[Job]
Without the pictures, copy all the entries below exactly.

[Extracted material]
########################################

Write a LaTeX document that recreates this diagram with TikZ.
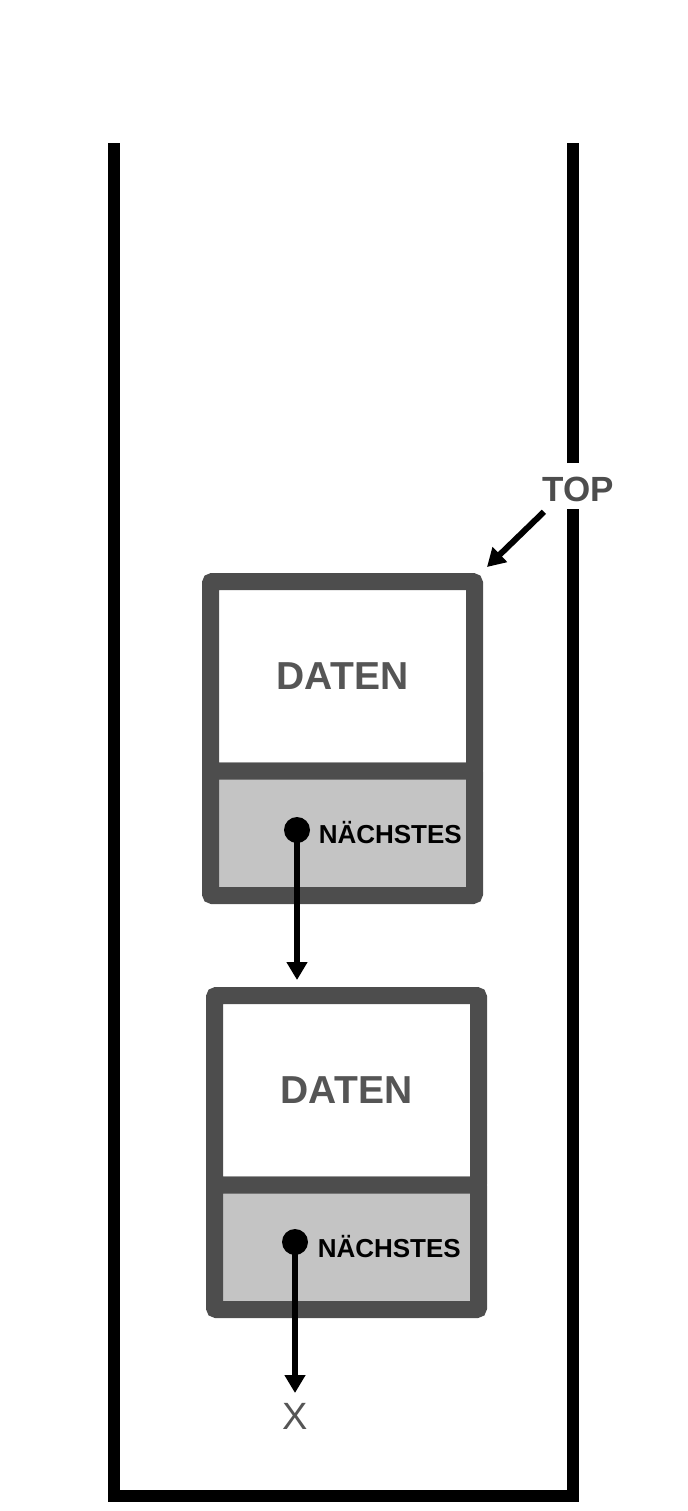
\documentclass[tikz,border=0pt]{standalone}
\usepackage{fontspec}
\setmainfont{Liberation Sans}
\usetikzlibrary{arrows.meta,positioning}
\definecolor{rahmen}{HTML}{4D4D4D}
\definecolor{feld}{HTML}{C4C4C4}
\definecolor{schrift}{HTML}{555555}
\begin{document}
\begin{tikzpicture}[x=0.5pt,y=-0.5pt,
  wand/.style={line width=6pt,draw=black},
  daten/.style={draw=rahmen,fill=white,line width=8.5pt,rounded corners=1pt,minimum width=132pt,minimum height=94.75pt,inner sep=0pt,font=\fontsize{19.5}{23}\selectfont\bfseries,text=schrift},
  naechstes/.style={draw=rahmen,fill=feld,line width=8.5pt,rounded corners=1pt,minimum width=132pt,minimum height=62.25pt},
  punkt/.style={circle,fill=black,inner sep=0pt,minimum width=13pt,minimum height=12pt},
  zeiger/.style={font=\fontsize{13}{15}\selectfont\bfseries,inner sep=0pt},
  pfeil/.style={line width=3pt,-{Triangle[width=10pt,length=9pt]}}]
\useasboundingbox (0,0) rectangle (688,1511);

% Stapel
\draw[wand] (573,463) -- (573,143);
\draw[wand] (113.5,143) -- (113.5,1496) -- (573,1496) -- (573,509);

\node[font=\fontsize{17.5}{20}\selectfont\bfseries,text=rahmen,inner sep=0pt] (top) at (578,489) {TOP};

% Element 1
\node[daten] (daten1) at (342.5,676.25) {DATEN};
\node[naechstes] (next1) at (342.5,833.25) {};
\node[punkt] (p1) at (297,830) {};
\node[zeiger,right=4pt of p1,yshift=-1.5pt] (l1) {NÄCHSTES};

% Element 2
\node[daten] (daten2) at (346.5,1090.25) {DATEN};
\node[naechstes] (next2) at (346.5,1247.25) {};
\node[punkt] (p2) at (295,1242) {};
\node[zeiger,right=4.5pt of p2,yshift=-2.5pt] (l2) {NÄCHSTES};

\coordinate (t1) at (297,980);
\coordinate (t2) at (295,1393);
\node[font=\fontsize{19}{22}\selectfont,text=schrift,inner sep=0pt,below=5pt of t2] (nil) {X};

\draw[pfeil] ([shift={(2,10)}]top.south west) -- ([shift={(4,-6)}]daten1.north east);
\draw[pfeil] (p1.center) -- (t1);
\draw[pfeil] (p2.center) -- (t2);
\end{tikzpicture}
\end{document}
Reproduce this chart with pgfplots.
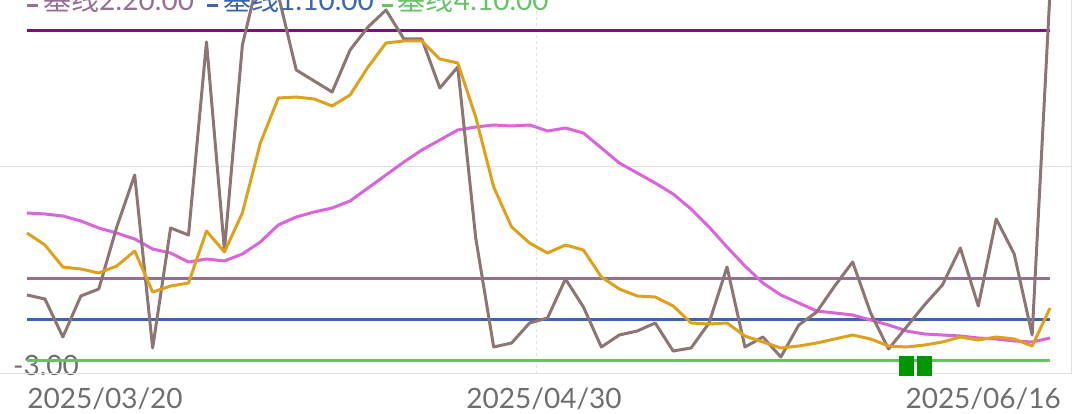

########################################

[Exercise solution]
Write a LaTeX document that recreates this diagram with TikZ.
\documentclass[tikz,border=0pt]{standalone}
\usepackage{fontspec}
\setmainfont{Liberation Sans}
\usetikzlibrary{arrows.meta,positioning}
\definecolor{rahmen}{HTML}{4D4D4D}
\definecolor{feld}{HTML}{C4C4C4}
\definecolor{schrift}{HTML}{555555}
\begin{document}
\begin{tikzpicture}[x=0.5pt,y=-0.5pt,
  wand/.style={line width=6pt,draw=black},
  daten/.style={draw=rahmen,fill=white,line width=8.5pt,rounded corners=1pt,minimum width=132pt,minimum height=94.75pt,inner sep=0pt,font=\fontsize{19.5}{23}\selectfont\bfseries,text=schrift},
  naechstes/.style={draw=rahmen,fill=feld,line width=8.5pt,rounded corners=1pt,minimum width=132pt,minimum height=62.25pt},
  punkt/.style={circle,fill=black,inner sep=0pt,minimum width=13pt,minimum height=12pt},
  zeiger/.style={font=\fontsize{13}{15}\selectfont\bfseries,inner sep=0pt},
  pfeil/.style={line width=3pt,-{Triangle[width=10pt,length=9pt]}}]
\useasboundingbox (0,0) rectangle (688,1511);

% Stapel
\draw[wand] (573,463) -- (573,143);
\draw[wand] (113.5,143) -- (113.5,1496) -- (573,1496) -- (573,509);

\node[font=\fontsize{17.5}{20}\selectfont\bfseries,text=rahmen,inner sep=0pt] (top) at (578,489) {TOP};

% Element 1
\node[daten] (daten1) at (342.5,676.25) {DATEN};
\node[naechstes] (next1) at (342.5,833.25) {};
\node[punkt] (p1) at (297,830) {};
\node[zeiger,right=4pt of p1,yshift=-1.5pt] (l1) {NÄCHSTES};

% Element 2
\node[daten] (daten2) at (346.5,1090.25) {DATEN};
\node[naechstes] (next2) at (346.5,1247.25) {};
\node[punkt] (p2) at (295,1242) {};
\node[zeiger,right=4.5pt of p2,yshift=-2.5pt] (l2) {NÄCHSTES};

\coordinate (t1) at (297,980);
\coordinate (t2) at (295,1393);
\node[font=\fontsize{19}{22}\selectfont,text=schrift,inner sep=0pt,below=5pt of t2] (nil) {X};

\draw[pfeil] ([shift={(2,10)}]top.south west) -- ([shift={(4,-6)}]daten1.north east);
\draw[pfeil] (p1.center) -- (t1);
\draw[pfeil] (p2.center) -- (t2);
\end{tikzpicture}
\end{document}
Reproduce this chart with pgfplots.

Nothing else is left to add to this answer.